◆ INSTRUCTIONS FOR THE TASK: Return all lines that include the string "this".

--

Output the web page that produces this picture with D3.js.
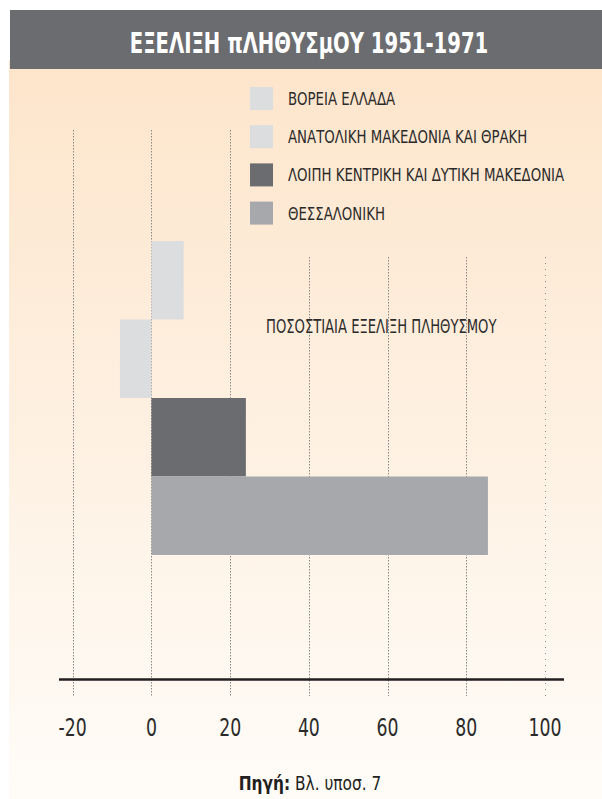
<!DOCTYPE html>
<html>
<head>
<meta charset="utf-8">
<script src="https://cdn.jsdelivr.net/npm/d3@7"></script>
<style>
  body { margin: 0; background: #fff; }
  svg { display: block; }
  text { font-family: "Liberation Sans Narrow", "DejaVu Sans Condensed", sans-serif; }
</style>
</head>
<body>
<div id="chart"></div>
<script>
// data
const regions = ['ΒΟΡΕΙΑ ΕΛΛΑΔΑ', 'ΑΝΑΤΟΛΙΚΗ ΜΑΚΕΔΟΝΙΑ ΚΑΙ ΘΡΑΚΗ', 'ΛΟΙΠΗ ΚΕΝΤΡΙΚΗ ΚΑΙ ΔΥΤΙΚΗ ΜΑΚΕΔΟΝΙΑ', 'ΘΕΣΣΑΛΟΝΙΚΗ'];
const change = [8.2, -8, 24, 85.5];
const colors = ['#dcdddf', '#dcdddf', '#6b6c70', '#a7a8ac'];
const ticks = [-20, 0, 20, 40, 60, 80, 100];

const W = 602, H = 799;
const svg = d3.select('#chart').append('svg')
  .attr('width', W).attr('height', H);

// the original uses a very condensed face, so squeeze text horizontally
function squeeze(g, px, py, sx) {
  return g.append('g').attr('transform', `translate(${px},${py}) scale(${sx},1)`);
}

// background gradient
const grad = svg.append('defs').append('linearGradient')
  .attr('id', 'bg').attr('x1', 0).attr('y1', 0).attr('x2', 0).attr('y2', 1);
grad.append('stop').attr('offset', '0%').attr('stop-color', '#fde5cb');
grad.append('stop').attr('offset', '100%').attr('stop-color', '#fffcf8');

svg.append('rect').attr('x', 9).attr('y', 60).attr('width', W - 9).attr('height', H - 60)
  .attr('fill', 'url(#bg)');

// header
svg.append('rect').attr('x', 10).attr('y', 10).attr('width', W - 10).attr('height', 59)
  .attr('fill', '#6b6c70');
squeeze(svg, 309, 53, 0.78).append('text')
  .attr('text-anchor', 'middle')
  .attr('fill', '#fff')
  .style('font-weight', 'bold')
  .style('font-size', '28px')
  .text('ΕΞΕΛΙΞΗ πΛΗΘΥΣμΟΥ 1951-1971');

const x = d3.scaleLinear().domain([-20, 100]).range([72.7, 545]);
const y = d3.scaleBand().domain(regions).range([241, 555]).padding(0);

// grid lines
svg.append('g')
  .selectAll('line')
  .data(ticks)
  .join('line')
  .attr('x1', d => Math.round(x(d)) + 0.5)
  .attr('x2', d => Math.round(x(d)) + 0.5)
  .attr('y1', d => d <= 20 ? 130 : 257)
  .attr('y2', 696)
  .attr('stroke', '#8a8784')
  .attr('stroke-width', 1)
  .attr('stroke-dasharray', d => d === 100 ? '1,5' : '1.5,1.5');

// bars
svg.append('g')
  .selectAll('rect')
  .data(regions)
  .join('rect')
  .attr('x', (d, i) => x(Math.min(0, change[i])))
  .attr('y', d => y(d))
  .attr('width', (d, i) => Math.abs(x(change[i]) - x(0)))
  .attr('height', y.bandwidth())
  .attr('fill', (d, i) => colors[i]);

// axis
svg.append('line')
  .attr('x1', 59).attr('x2', 564)
  .attr('y1', 679.5).attr('y2', 679.5)
  .attr('stroke', '#231f20').attr('stroke-width', 2.5);

svg.append('g')
  .selectAll('g')
  .data(ticks)
  .join('g')
  .attr('transform', d => `translate(${x(d)},736) scale(0.8,1)`)
  .append('text')
  .attr('text-anchor', 'middle')
  .attr('fill', '#2b2a2a')
  .style('font-size', '24px')
  .text(d => d);

// legend
const legend = svg.append('g')
  .selectAll('g')
  .data(regions)
  .join('g')
  .attr('transform', (d, i) => `translate(250,${87 + i * 38.2})`);
legend.append('rect')
  .attr('width', 23).attr('height', 23)
  .attr('fill', (d, i) => colors[i]);
legend.append('text')
  .attr('transform', 'translate(38,18) scale(0.87,1)')
  .attr('fill', '#2b2a2a')
  .style('font-size', '17px')
  .text(d => d);

// annotation
squeeze(svg, 266, 333, 0.77).append('text')
  .attr('fill', '#2b2a2a')
  .style('font-size', '19px')
  .text('ΠΟΣΟΣΤΙΑΙΑ ΕΞΕΛΙΞΗ ΠΛΗΘΥΣΜΟΥ');

// source
const src = squeeze(svg, 310, 790, 0.9).append('text')
  .attr('text-anchor', 'middle')
  .attr('fill', '#231f20')
  .style('font-size', '19px');
src.append('tspan').style('font-weight', 'bold').text('Πηγή:');
src.append('tspan').text(' Βλ. υποσ. 7');
</script>
</body>
</html>
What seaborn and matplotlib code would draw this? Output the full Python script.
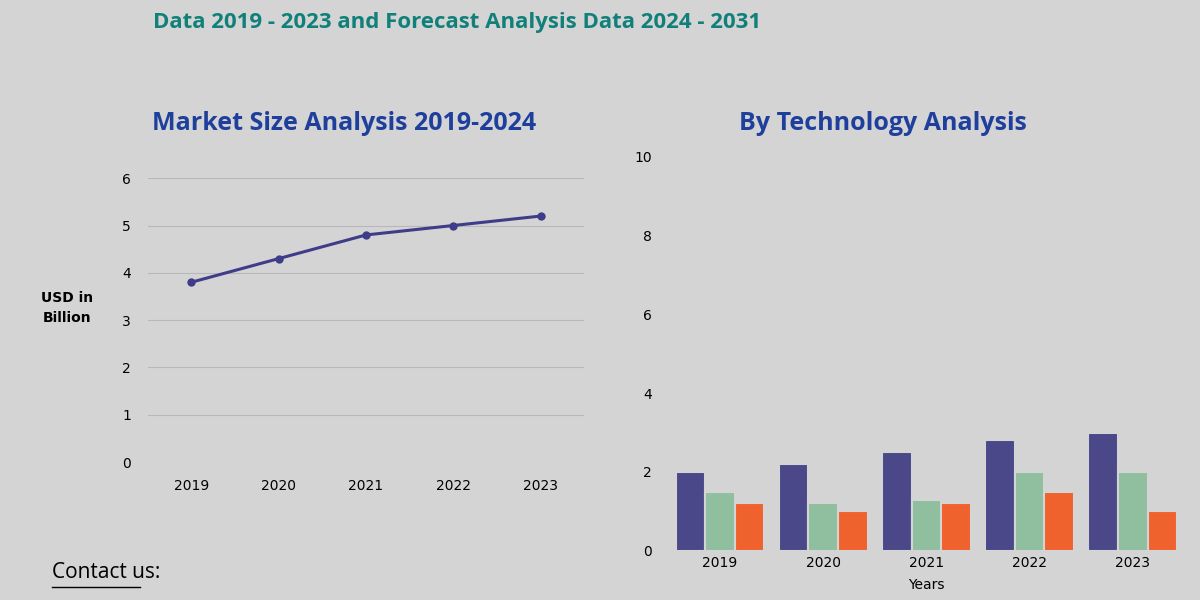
import matplotlib
matplotlib.use("Agg")
import matplotlib.pyplot as plt
import seaborn as sns
import pandas as pd

years = ["2019", "2020", "2021", "2022", "2023"]
market_size = [3.8, 4.3, 4.8, 5.0, 5.2]
tech_a = [2.0, 2.2, 2.5, 2.8, 3.0]
tech_b = [1.5, 1.2, 1.3, 2.0, 2.0]
tech_c = [1.2, 1.0, 1.2, 1.5, 1.0]

BG = "#d4d4d4"
fig = plt.figure(figsize=(12, 6), dpi=100, facecolor=BG)
fig.text(0.1275, 0.963, "Data 2019 - 2023 and Forecast Analysis Data 2024 - 2031",
         ha="left", va="center", color="#11807a", fontsize=16, fontweight="bold", family="Open Sans")
fig.text(0.287, 0.795, "Market Size Analysis 2019-2024", ha="center", va="center",
         color="#1f3f9c", fontsize=18, fontweight="bold", family="Open Sans")
fig.text(0.736, 0.795, "By Technology Analysis", ha="center", va="center",
         color="#1f3f9c", fontsize=18, fontweight="bold", family="Open Sans")
fig.text(0.043, 0.045, "Contact us:", ha="left", va="center", color="black", fontsize=15, family="Open Sans")
fig.add_artist(plt.Line2D([0.043, 0.117], [0.022, 0.022], color="black", lw=1))

# Line chart
ax1 = fig.add_axes([0.123, 0.23, 0.364, 0.473])
ax1.set_facecolor("none")
df1 = pd.DataFrame({"year": years, "size": market_size})
sns.lineplot(data=df1, x="year", y="size", ax=ax1, color="#3f3d8a", lw=2.2,
             marker="o", markersize=6, markeredgewidth=0, sort=False)
ax1.set_ylim(0, 6)
ax1.set_xlim(-0.5, 4.5)
ax1.set_yticks(range(0, 7))
ax1.grid(axis="y", color="#b8b8b8", lw=0.8)
ax1.set_axisbelow(True)
for s in ax1.spines.values():
    s.set_visible(False)
ax1.tick_params(length=0, labelsize=10, pad=12)
ax1.set_xlabel("")
ax1.set_ylabel("")
fig.text(0.056, 0.487, "USD in\nBillion", ha="center", va="center", fontsize=10, fontweight="bold",
         linespacing=1.5)

# Bar chart
ax2 = fig.add_axes([0.557, 0.082, 0.43, 0.657])
ax2.set_facecolor("none")
df2 = pd.DataFrame({"year": years * 3,
                    "value": tech_a + tech_b + tech_c,
                    "tech": ["A"] * 5 + ["B"] * 5 + ["C"] * 5})
sns.barplot(data=df2, x="year", y="value", hue="tech", ax=ax2,
            palette=["#4a4889", "#8fbf9f", "#f0622d"], width=0.86, legend=False, saturation=1,
            edgecolor=BG, linewidth=1.5)
ax2.set_ylim(0, 10)
ax2.set_yticks(range(0, 11, 2))
for s in ax2.spines.values():
    s.set_visible(False)
ax2.tick_params(length=0, labelsize=10)
ax2.set_ylabel("")
ax2.set_xlabel("Years", fontsize=10, labelpad=6)
ax2.yaxis.set_tick_params(pad=12)

fig.savefig("out.png", dpi=100, facecolor=fig.get_facecolor())
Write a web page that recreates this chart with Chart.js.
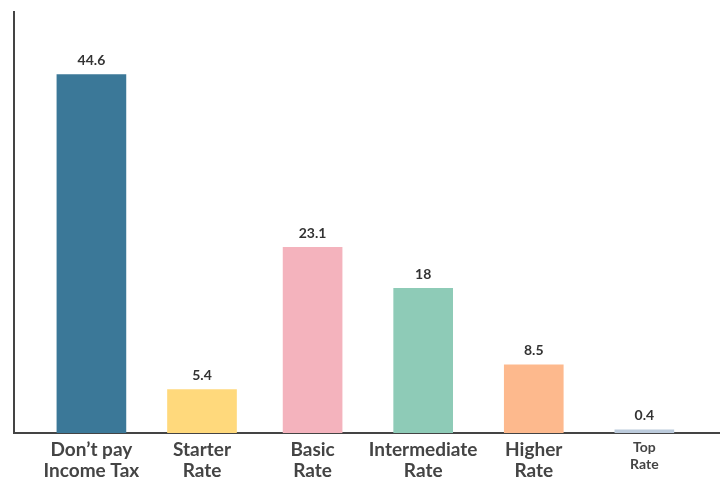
<!DOCTYPE html>
<html>
<head>
<meta charset="utf-8">
<script src="https://cdn.jsdelivr.net/npm/chart.js@4.4.1/dist/chart.umd.min.js"></script>
<style>
  html, body { margin: 0; padding: 0; background: #fff; }
  #wrap { width: 723px; height: 477px; }
</style>
</head>
<body>
<div id="wrap"><canvas id="chart"></canvas></div>
<script>
const categories = [
  ['Don\u2019t pay', 'Income Tax'],
  ['Starter', 'Rate'],
  ['Basic', 'Rate'],
  ['Intermediate', 'Rate'],
  ['Higher', 'Rate'],
  ['Top', 'Rate']
];
const values = [44.6, 5.4, 23.1, 18, 8.5, 0.4];
const colors = ['#3b7898', '#ffd97c', '#f4b3bd', '#8ecbb7', '#fdb98d', '#bccbdc'];
// the first two bars are drawn a little wider than the rest
const wideBars = [true, true, false, false, false, false];

const ink = '#444';
const fontFamily = 'Lato, "Open Sans", sans-serif';

function pick(wide) {
  return values.map((v, i) => ({ x: i, y: wideBars[i] === wide ? v : null }));
}

const valueLabels = {
  id: 'valueLabels',
  afterDatasetsDraw(chart) {
    const ctx = chart.ctx;
    ctx.save();
    ctx.font = 'bold 14px ' + fontFamily;
    ctx.fillStyle = '#333';
    ctx.textAlign = 'center';
    ctx.textBaseline = 'bottom';
    chart.data.datasets.forEach((ds, di) => {
      chart.getDatasetMeta(di).data.forEach((bar, i) => {
        if (ds.data[i].y == null) return;
        ctx.fillText(String(ds.data[i].y), bar.x, bar.y - 7);
      });
    });
    ctx.restore();
  }
};

new Chart(document.getElementById('chart'), {
  type: 'bar',
  data: {
    datasets: [
      { data: pick(true), backgroundColor: colors, barThickness: 69 },
      { data: pick(false), backgroundColor: colors, barThickness: 59 }
    ]
  },
  options: {
    responsive: true,
    maintainAspectRatio: false,
    animation: false,
    layout: { padding: { top: 12, left: 6, right: 4, bottom: 0 } },
    plugins: { legend: { display: false }, tooltip: { enabled: false } },
    scales: {
      x: {
        type: 'linear',
        offset: false,
        min: -0.7,
        max: 5.675,
        grid: { display: false },
        border: { color: ink, width: 2 },
        afterBuildTicks: (scale) => {
          scale.ticks = categories.map((_, i) => ({ value: i }));
        },
        afterFit: (scale) => { scale.height = 44; },
        ticks: {
          autoSkip: false,
          maxRotation: 0,
          padding: -2,
          color: ink,
          callback: (v) => categories[v],
          font: (c) => c.index === 5
            ? { family: fontFamily, size: 14, weight: 'bold', lineHeight: 1.2 }
            : { family: fontFamily, size: 19, weight: 'bold', lineHeight: 1.12 }
        }
      },
      y: {
        min: 0,
        max: 52.4,
        grid: { display: false },
        border: { color: ink, width: 2 },
        ticks: { display: false }
      }
    },
    datasets: { bar: { grouped: false } }
  },
  plugins: [valueLabels]
});
</script>
</body>
</html>
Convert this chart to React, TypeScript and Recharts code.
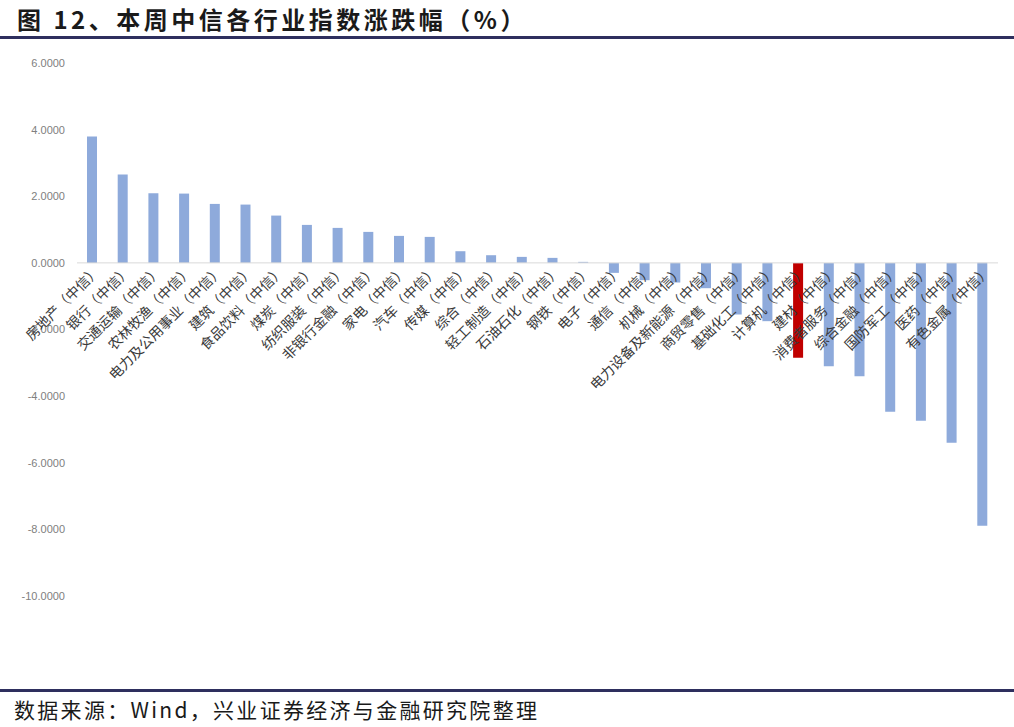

--

◆ FINAL ANSWER:
Output the web page that produces this picture with D3.js.
What seaborn and matplotlib code would draw this? Output the full Python script.
Write a web page that recreates this chart with Chart.js.
Convert this chart to React, TypeScript and Recharts code.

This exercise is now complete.